— START OF SOURCE MATERIAL —

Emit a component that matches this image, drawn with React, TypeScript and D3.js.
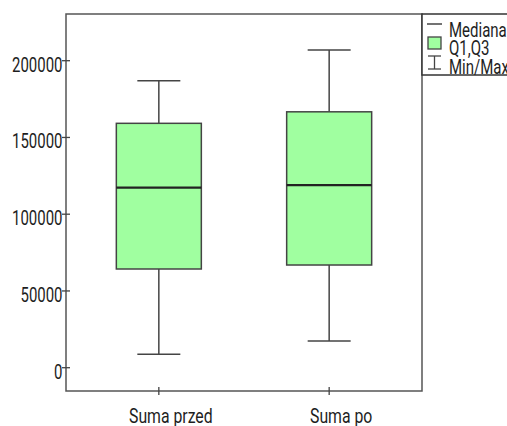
import React from 'react'
import * as d3 from 'd3'

// wartości
const categories = ['Suma przed', 'Suma po']
const minValues = [8700, 17400]
const q1Values = [64300, 66900]
const medianValues = [117300, 119000]
const q3Values = [159200, 166700]
const maxValues = [187000, 207000]
const yTicks = [0, 50000, 100000, 150000, 200000]
const legendLabels = ['Mediana', 'Q1,Q3', 'Min/Max']

const W = 507
const H = 426
const frame = { left: 66, right: 422, top: 14, bottom: 391 }
const font = "Roboto, 'Liberation Sans', sans-serif"
const boxFill = '#a0ffa0'
const lineColor = '#444'
const textColor = '#1e1e1e'

// brak wąskiej czcionki - ściskamy Roboto w poziomie
function NarrowText(props: { x: number, y: number, sx: number, size: number, anchor?: string, children: any }) {
  return (
    <text transform={`translate(${props.x},${props.y}) scale(${props.sx},1)`}
      textAnchor={props.anchor || 'start'} fontFamily={font} fontSize={props.size} fill={textColor}>
      {props.children}
    </text>
  )
}

export default function App() {
  const x = d3.scalePoint<string>()
    .domain(categories)
    .range([frame.left, frame.right])
    .padding(0.545)
  const y = d3.scaleLinear()
    .domain([0, 200000])
    .range([367.7, 60.7])

  const boxW = 85
  const capW = 43

  return (
    <svg width={W} height={H} style={{ position: 'absolute', left: 0, top: 0 }}>
      <rect x={0} y={0} width={W} height={H} fill='#fff' />

      {/* ramka wykresu */}
      <rect x={frame.left} y={frame.top} width={frame.right - frame.left} height={frame.bottom - frame.top}
        fill='none' stroke='#555' strokeWidth={1.5} />

      {/* oś Y */}
      {yTicks.map(t => (
        <g key={t}>
          <line x1={frame.left - 4} x2={frame.left + 4} y1={y(t)} y2={y(t)} stroke='#444' strokeWidth={1.3} />
          <NarrowText x={frame.left - 3.5} y={y(t) + 11} sx={0.73} size={20.5} anchor='end'>{t}</NarrowText>
        </g>
      ))}

      {/* oś X */}
      {categories.map(c => (
        <g key={c}>
          <line x1={x(c)} x2={x(c)} y1={frame.bottom - 4} y2={frame.bottom + 4} stroke='#444' strokeWidth={1.3} />
          <NarrowText x={(x(c) as number) + 12} y={422.5} sx={0.79} size={20} anchor='middle'>{c}</NarrowText>
        </g>
      ))}

      {/* pudełka */}
      {categories.map((c, i) => {
        const cx = x(c) as number
        return (
          <g key={c}>
            <line x1={cx} x2={cx} y1={y(maxValues[i])} y2={y(q3Values[i])} stroke={lineColor} strokeWidth={1.5} />
            <line x1={cx} x2={cx} y1={y(q1Values[i])} y2={y(minValues[i])} stroke={lineColor} strokeWidth={1.5} />
            <line x1={cx - capW / 2} x2={cx + capW / 2} y1={y(maxValues[i])} y2={y(maxValues[i])} stroke={lineColor} strokeWidth={1.5} />
            <line x1={cx - capW / 2} x2={cx + capW / 2} y1={y(minValues[i])} y2={y(minValues[i])} stroke={lineColor} strokeWidth={1.5} />
            <rect x={cx - boxW / 2} y={y(q3Values[i])} width={boxW} height={y(q1Values[i]) - y(q3Values[i])}
              fill={boxFill} stroke={lineColor} strokeWidth={1.5} />
            <line x1={cx - boxW / 2} x2={cx + boxW / 2} y1={y(medianValues[i])} y2={y(medianValues[i])} stroke='#222' strokeWidth={2.2} />
          </g>
        )
      })}

      {/* legenda */}
      <rect x={frame.right} y={frame.top} width={W - frame.right + 10} height={61} fill='#fff' stroke='#333' strokeWidth={1.5} />
      <line x1={427} x2={442} y1={24} y2={24} stroke='#444' strokeWidth={1.5} />
      <rect x={428} y={37} width={13} height={12} fill={boxFill} stroke='#444' strokeWidth={1.3} />
      <line x1={434.5} x2={434.5} y1={56} y2={69} stroke='#444' strokeWidth={1.3} />
      <line x1={428} x2={441} y1={56} y2={56} stroke='#444' strokeWidth={1.3} />
      <line x1={428} x2={441} y1={69} y2={69} stroke='#444' strokeWidth={1.3} />
      {legendLabels.map((l, i) => (
        <NarrowText key={l} x={449} y={36.5 + i * 18.8} sx={0.77} size={19.5}>{l}</NarrowText>
      ))}
    </svg>
  )
}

— END OF SOURCE MATERIAL —

WHAT THE TASK REQUIRES>
From the material above, reproduce everything verbatim except the pictures.

SOLUTION FOR THIS TASK>
Emit a component that matches this image, drawn with React, TypeScript and D3.js.
import React from 'react'
import * as d3 from 'd3'

// wartości
const categories = ['Suma przed', 'Suma po']
const minValues = [8700, 17400]
const q1Values = [64300, 66900]
const medianValues = [117300, 119000]
const q3Values = [159200, 166700]
const maxValues = [187000, 207000]
const yTicks = [0, 50000, 100000, 150000, 200000]
const legendLabels = ['Mediana', 'Q1,Q3', 'Min/Max']

const W = 507
const H = 426
const frame = { left: 66, right: 422, top: 14, bottom: 391 }
const font = "Roboto, 'Liberation Sans', sans-serif"
const boxFill = '#a0ffa0'
const lineColor = '#444'
const textColor = '#1e1e1e'

// brak wąskiej czcionki - ściskamy Roboto w poziomie
function NarrowText(props: { x: number, y: number, sx: number, size: number, anchor?: string, children: any }) {
  return (
    <text transform={`translate(${props.x},${props.y}) scale(${props.sx},1)`}
      textAnchor={props.anchor || 'start'} fontFamily={font} fontSize={props.size} fill={textColor}>
      {props.children}
    </text>
  )
}

export default function App() {
  const x = d3.scalePoint<string>()
    .domain(categories)
    .range([frame.left, frame.right])
    .padding(0.545)
  const y = d3.scaleLinear()
    .domain([0, 200000])
    .range([367.7, 60.7])

  const boxW = 85
  const capW = 43

  return (
    <svg width={W} height={H} style={{ position: 'absolute', left: 0, top: 0 }}>
      <rect x={0} y={0} width={W} height={H} fill='#fff' />

      {/* ramka wykresu */}
      <rect x={frame.left} y={frame.top} width={frame.right - frame.left} height={frame.bottom - frame.top}
        fill='none' stroke='#555' strokeWidth={1.5} />

      {/* oś Y */}
      {yTicks.map(t => (
        <g key={t}>
          <line x1={frame.left - 4} x2={frame.left + 4} y1={y(t)} y2={y(t)} stroke='#444' strokeWidth={1.3} />
          <NarrowText x={frame.left - 3.5} y={y(t) + 11} sx={0.73} size={20.5} anchor='end'>{t}</NarrowText>
        </g>
      ))}

      {/* oś X */}
      {categories.map(c => (
        <g key={c}>
          <line x1={x(c)} x2={x(c)} y1={frame.bottom - 4} y2={frame.bottom + 4} stroke='#444' strokeWidth={1.3} />
          <NarrowText x={(x(c) as number) + 12} y={422.5} sx={0.79} size={20} anchor='middle'>{c}</NarrowText>
        </g>
      ))}

      {/* pudełka */}
      {categories.map((c, i) => {
        const cx = x(c) as number
        return (
          <g key={c}>
            <line x1={cx} x2={cx} y1={y(maxValues[i])} y2={y(q3Values[i])} stroke={lineColor} strokeWidth={1.5} />
            <line x1={cx} x2={cx} y1={y(q1Values[i])} y2={y(minValues[i])} stroke={lineColor} strokeWidth={1.5} />
            <line x1={cx - capW / 2} x2={cx + capW / 2} y1={y(maxValues[i])} y2={y(maxValues[i])} stroke={lineColor} strokeWidth={1.5} />
            <line x1={cx - capW / 2} x2={cx + capW / 2} y1={y(minValues[i])} y2={y(minValues[i])} stroke={lineColor} strokeWidth={1.5} />
            <rect x={cx - boxW / 2} y={y(q3Values[i])} width={boxW} height={y(q1Values[i]) - y(q3Values[i])}
              fill={boxFill} stroke={lineColor} strokeWidth={1.5} />
            <line x1={cx - boxW / 2} x2={cx + boxW / 2} y1={y(medianValues[i])} y2={y(medianValues[i])} stroke='#222' strokeWidth={2.2} />
          </g>
        )
      })}

      {/* legenda */}
      <rect x={frame.right} y={frame.top} width={W - frame.right + 10} height={61} fill='#fff' stroke='#333' strokeWidth={1.5} />
      <line x1={427} x2={442} y1={24} y2={24} stroke='#444' strokeWidth={1.5} />
      <rect x={428} y={37} width={13} height={12} fill={boxFill} stroke='#444' strokeWidth={1.3} />
      <line x1={434.5} x2={434.5} y1={56} y2={69} stroke='#444' strokeWidth={1.3} />
      <line x1={428} x2={441} y1={56} y2={56} stroke='#444' strokeWidth={1.3} />
      <line x1={428} x2={441} y1={69} y2={69} stroke='#444' strokeWidth={1.3} />
      {legendLabels.map((l, i) => (
        <NarrowText key={l} x={449} y={36.5 + i * 18.8} sx={0.77} size={19.5}>{l}</NarrowText>
      ))}
    </svg>
  )
}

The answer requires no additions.